2 of 85 comments (clear)

  1. I get these too! by resfilter · · Score: 4, Informative

    It's interesting to see the big guys getting hit with these scams..

    In our medium sized single-store retail business, we've seen a huge surge in the last few years in false invoicing from companies we've never dealt with.

    For example, you'll get a $424.93 invoice from Artin Technology Consulting Inc. or a $129.00 invoice from Joe's Plumbing, with an address close to where you are, but a head office/billing address out of the country or something. It may even be a real company but with an altered address to send payment to. The services appear to be normal things that you buy. I've often wondered if they dumpster dive to farm data.

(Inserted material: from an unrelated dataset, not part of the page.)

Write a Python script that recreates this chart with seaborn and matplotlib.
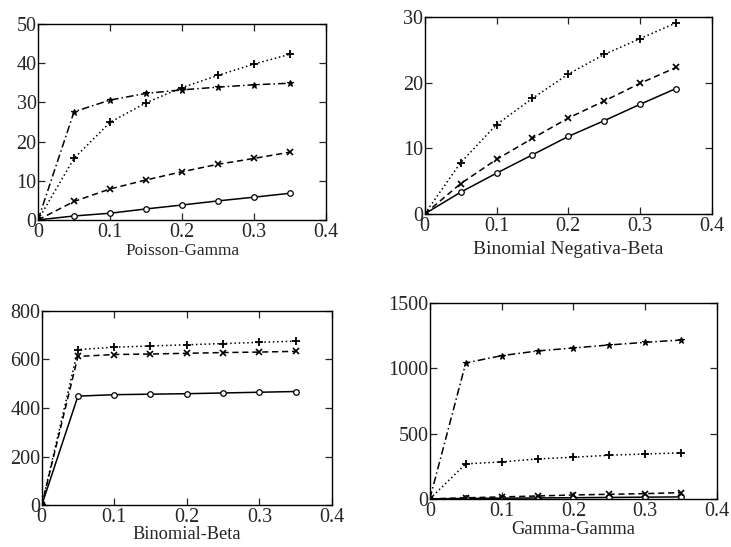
import matplotlib
matplotlib.use("Agg")
import matplotlib.pyplot as plt
import seaborn as sns
import pandas as pd

x = [0, 0.05, 0.10, 0.15, 0.20, 0.25, 0.30, 0.35]

# Poisson-Gamma
pg_solid = [0, 1.0, 1.7, 2.8, 3.8, 4.85, 5.8, 6.8]
pg_dash = [0, 4.7, 7.9, 10.2, 12.3, 14.2, 15.7, 17.3]
pg_dot = [0, 15.7, 24.9, 29.9, 33.8, 36.9, 39.8, 42.3]
pg_dashdot = [0, 27.6, 30.6, 32.3, 33.2, 33.9, 34.5, 34.9]

# Binomial Negativa-Beta
bnb_solid = [0, 3.3, 6.2, 9.0, 11.8, 14.2, 16.7, 19.1]
bnb_dash = [0, 4.6, 8.3, 11.5, 14.6, 17.2, 19.9, 22.3]
bnb_dot = [0, 7.8, 13.6, 17.6, 21.3, 24.3, 26.7, 29.1]

# Binomial-Beta
bb_solid = [0, 449, 455, 457, 459, 462, 465, 468]
bb_dash = [0, 612, 620, 622, 625, 628, 630, 633]
bb_dot = [0, 640, 650, 655, 660, 665, 670, 675]

# Gamma-Gamma
gg_solid = [0, 3, 5, 7, 9, 11, 13, 15]
gg_dash = [0, 8, 15, 22, 30, 35, 40, 48]
gg_dot = [0, 268, 283, 306, 319, 334, 344, 352]
gg_dashdot = [0, 1041, 1097, 1133, 1156, 1179, 1199, 1217]

titles = ["Poisson-Gamma", "Binomial Negativa-Beta", "Binomial-Beta", "Gamma-Gamma"]
yticks = [[0, 10, 20, 30, 40, 50], [0, 10, 20, 30], [0, 200, 400, 600, 800], [0, 500, 1000, 1500]]
xticks = [0, 0.1, 0.2, 0.3, 0.4]
xtick_labels = ["0", "0.1", "0.2", "0.3", "0.4"]

styles = {
    "solid": dict(linestyle="-", marker="o", markersize=4, markerfacecolor="white", markeredgewidth=0.9),
    "dash": dict(linestyle=(0, (4, 2.5)), marker="x", markersize=5, markeredgewidth=1.2),
    "dot": dict(linestyle=(0, (1, 1.8)), marker="+", markersize=6, markeredgewidth=1.3),
    "dashdot": dict(linestyle=(0, (5, 2, 1, 2)), marker="*", markersize=5, markeredgewidth=0.8),
}

panels = [
    [("solid", pg_solid), ("dash", pg_dash), ("dot", pg_dot), ("dashdot", pg_dashdot)],
    [("solid", bnb_solid), ("dash", bnb_dash), ("dot", bnb_dot)],
    [("solid", bb_solid), ("dash", bb_dash), ("dot", bb_dot)],
    [("solid", gg_solid), ("dash", gg_dash), ("dot", gg_dot), ("dashdot", gg_dashdot)],
]

positions = [
    [0.052, 0.598, 0.394, 0.358],
    [0.581, 0.609, 0.393, 0.360],
    [0.057, 0.076, 0.397, 0.356],
    [0.588, 0.088, 0.393, 0.358],
]
label_sizes = [12.4, 14, 13.2, 13.4]
label_pads = [1, 4, -1, 0]

sns.set_style("ticks")
plt.rcParams["font.family"] = ["Liberation Serif", "DejaVu Serif"]

fig = plt.figure(figsize=(7.31, 5.47), dpi=100)
for i, (pos, series) in enumerate(zip(positions, panels)):
    ax = fig.add_axes(pos)
    for key, vals in series:
        df = pd.DataFrame({"x": x, "y": vals})
        sns.lineplot(data=df, x="x", y="y", ax=ax, color="black", linewidth=1.1,
                     markeredgecolor="black", **styles[key])
    ax.set_xlim(0, 0.4)
    ax.set_ylim(yticks[i][0], yticks[i][-1])
    ax.set_xticks(xticks)
    ax.set_xticklabels(xtick_labels)
    ax.set_yticks(yticks[i])
    ax.set_ylabel("")
    ax.set_xlabel(titles[i], fontsize=label_sizes[i], labelpad=label_pads[i])
    ax.tick_params(direction="in", top=True, right=True, length=5, width=0.9,
                   labelsize=14.5)
    ax.tick_params(axis="x", pad=2)
    ax.tick_params(axis="y", pad=1)
    for sp in ax.spines.values():
        sp.set_linewidth(1.0)
        sp.set_color("black")

fig.savefig("out.png", dpi=100)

    We've caught our accountants almost paying the bills due to how similar they look to normal business expenses and overhead for everything from tech services to building maintenance..

    They often have purchase order numbers and authorization information from a general manager or something (probably they harvested those from our website's 'contact' section, or simply called in and asked who the general manager is..).

    Really all you have to do is keep a proper database of vendors and services, only send payment to addresses on file, and only add a vendor to a database when you're damn sure they're real, and you're good to go.

    Weird unknown bill? Screw it, just wait 30 days until any sane company would be hunting you down trying to charge you interest. If it's a scam they probably wont bother you again.

  2. Re: This is a scam that actually works by alexgieg · · Score: 5, Informative

    Here in Brazil this is so common that all financial departments of all companies are trained to spot fake billings. Ours always calls our department to check whether a bill that seems related to what we do is legit. And there must be a paper trail showing the goods or services the bill refers to was in fact originally approved by someone with the authority to approve them.

    By the way, Brazilian law doesn't consider it a crime to send random bills. Anyone can bill anyone anything as long as they use the proper, standardized, bank-approved method, called "boleto". This makes fake billings even more difficult to distinguish from real ones...

    --
    Conservatism: (n.) love of the existing evils. Liberalism: (n.) desire to substitute new evils for the existing ones.